Employees refusing to work to participate in ‘A Day Without Immigrants” Strike, however, may not be engaged in protected activity.  This is so because there is not necessarily a “direct nexus” to any employment-related concerns.  The strike has instead been described as a response to President Trump’s immigration agenda, which includes a pledge to seal the United States border with Mexico and a travel ban on citizens of certain countries.  This seems to be more of a political issue that is not directly connected to any specific employment concern. NLRB cases also indicate that failing to report to work to participate in a political cause is not protected because the employer cannot address the underlying grievance and the protest does not serve as an economic tool to improve working conditions.  Thus, employees engaging in such protests– instead of working– are subject to any “lawful and neutrally-applied work rules.”

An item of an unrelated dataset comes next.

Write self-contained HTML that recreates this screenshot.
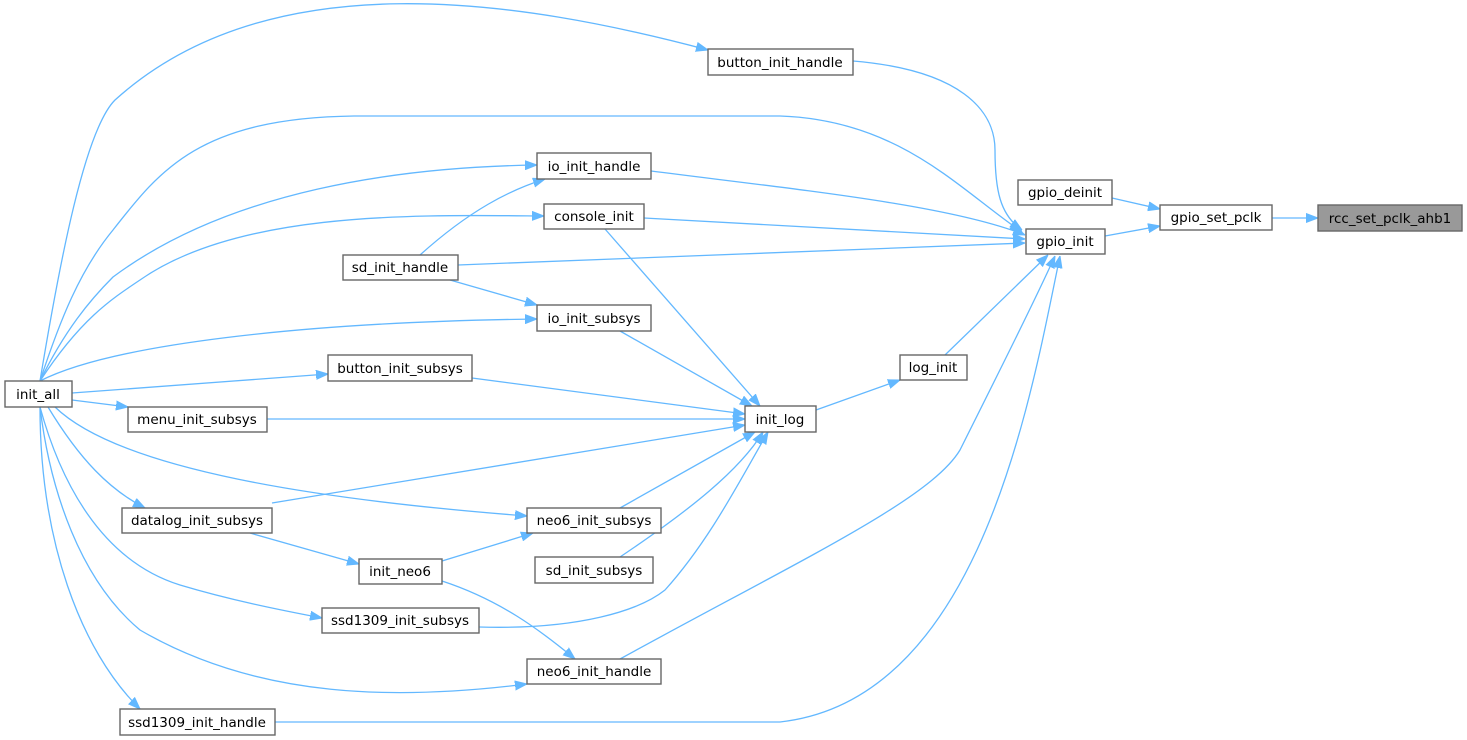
<!DOCTYPE html>
<html><head><meta charset="utf-8"><style>
html,body{margin:0;padding:0;background:#fff;}
svg{display:block}
text{font-family:"DejaVu Sans","Liberation Sans",sans-serif;font-size:13.5px;fill:#000;text-anchor:middle;}
.n{fill:#fff;stroke:#666;stroke-width:1.4}
.e{fill:none;stroke:#63b8ff;stroke-width:1.3}
</style></head><body>
<svg width="1467" height="740" viewBox="0 0 1467 740" xmlns="http://www.w3.org/2000/svg">
<defs><marker id="a" viewBox="0 0 12 10" refX="12" refY="5" markerWidth="12" markerHeight="10" markerUnits="userSpaceOnUse" orient="auto"><path d="M0,0.5 L12,5 L0,9.5 z" fill="#63b8ff" stroke="#63b8ff"/></marker></defs>
<g class="e" marker-end="url(#a)">
<path d="M1272,218 L1318,218"/>
<path d="M1112,198 L1160,209"/>
<path d="M1105,236 L1160,226"/>
<path d="M853,61 C960,70 995,110 995,150 C995,190 1000,215 1022,230"/>
<path d="M40,381 C60,320 80,270 113,230 C160,170 200,118 354,116 L780,116 C900,120 960,190 1022,232"/>
<path d="M651,171 C800,190 950,205 1025,235"/>
<path d="M644,218 L1025,239"/>
<path d="M458,265 L1025,243"/>
<path d="M945,355 L1048,255"/>
<path d="M620,659 C800,560 930,500 960,450 C1000,370 1035,300 1055,256"/>
<path d="M275,722 L780,722 C980,700 1030,400 1060,256"/>
<path d="M816,410 L900,380"/>
<path d="M40,381 C60,260 85,130 115,100 C270,-40 520,0 708,50"/>
<path d="M40,381 C65,330 90,300 113,277 C230,190 400,167 537,165"/>
<path d="M40,381 C80,320 110,300 140,280 C240,210 420,215 544,216"/>
<path d="M420,255 C470,210 510,190 545,179"/>
<path d="M450,280 L537,305"/>
<path d="M40,381 C110,345 300,322 537,319"/>
<path d="M72,393 L328,374"/>
<path d="M72,400 L128,407"/>
<path d="M48,407 C80,460 110,490 145,508"/>
<path d="M55,407 C120,470 320,500 527,516"/>
<path d="M40,407 C60,480 100,560 180,585 C230,600 280,610 322,618"/>
<path d="M40,407 C50,490 80,580 140,630 C260,700 400,700 527,684"/>
<path d="M40,407 C40,540 80,650 140,709"/>
<path d="M250,533 L359,564"/>
<path d="M442,561 L533,533"/>
<path d="M442,581 C500,600 540,630 575,659"/>
<path d="M605,229 L760,406"/>
<path d="M620,331 L752,406"/>
<path d="M472,378 L745,414"/>
<path d="M267,419 L745,419"/>
<path d="M272,503 L745,425"/>
<path d="M620,508 L755,432"/>
<path d="M620,557 C690,510 740,470 763,432"/>
<path d="M479,627 C580,630 640,610 665,590 C710,540 740,480 768,432"/>
</g>
<g>
<rect class="n" x="708" y="49" width="145" height="26"/><text x="780" y="67">button_init_handle</text>
<rect class="n" x="537" y="153" width="114" height="26"/><text x="594" y="171">io_init_handle</text>
<rect class="n" x="544" y="204" width="100" height="25"/><text x="594" y="221">console_init</text>
<rect class="n" x="343" y="255" width="115" height="25"/><text x="400" y="272">sd_init_handle</text>
<rect class="n" x="537" y="305" width="114" height="26"/><text x="594" y="323">io_init_subsys</text>
<rect class="n" x="328" y="355" width="144" height="26"/><text x="400" y="373">button_init_subsys</text>
<rect class="n" x="5" y="381" width="67" height="26"/><text x="38" y="399">init_all</text>
<rect class="n" x="128" y="407" width="139" height="25"/><text x="197" y="424">menu_init_subsys</text>
<rect class="n" x="122" y="508" width="150" height="25"/><text x="197" y="525">datalog_init_subsys</text>
<rect class="n" x="527" y="508" width="134" height="25"/><text x="594" y="525">neo6_init_subsys</text>
<rect class="n" x="359" y="559" width="83" height="25"/><text x="400" y="576">init_neo6</text>
<rect class="n" x="535" y="557" width="118" height="26"/><text x="594" y="575">sd_init_subsys</text>
<rect class="n" x="322" y="608" width="157" height="25"/><text x="400" y="625">ssd1309_init_subsys</text>
<rect class="n" x="527" y="659" width="134" height="25"/><text x="594" y="676">neo6_init_handle</text>
<rect class="n" x="120" y="709" width="155" height="26"/><text x="197" y="727">ssd1309_init_handle</text>
<rect class="n" x="1018" y="180" width="94" height="25"/><text x="1065" y="197">gpio_deinit</text>
<rect class="n" x="1160" y="205" width="112" height="25"/><text x="1216" y="222">gpio_set_pclk</text>
<rect x="1318" y="205" width="144" height="26" fill="#999" stroke="#666" stroke-width="1.4"/><text x="1390" y="223">rcc_set_pclk_ahb1</text>
<rect class="n" x="1026" y="229" width="79" height="25"/><text x="1065" y="246">gpio_init</text>
<rect class="n" x="900" y="355" width="67" height="25"/><text x="933" y="372">log_init</text>
<rect class="n" x="745" y="406" width="71" height="26"/><text x="780" y="424">init_log</text>
</g>
</svg>
</body></html>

That said, employers would be wise to consider the practicality of firing employees—especially if there are many—who decide to partake in a one day political protest.  They would also be wise to ensure that they have “lawful and neutrally applied work rules” in the first place.  If, for example, attendance rules are not clear or not consistently enforced, then discipline may not be warranted less the employer is prepared for a legal fight.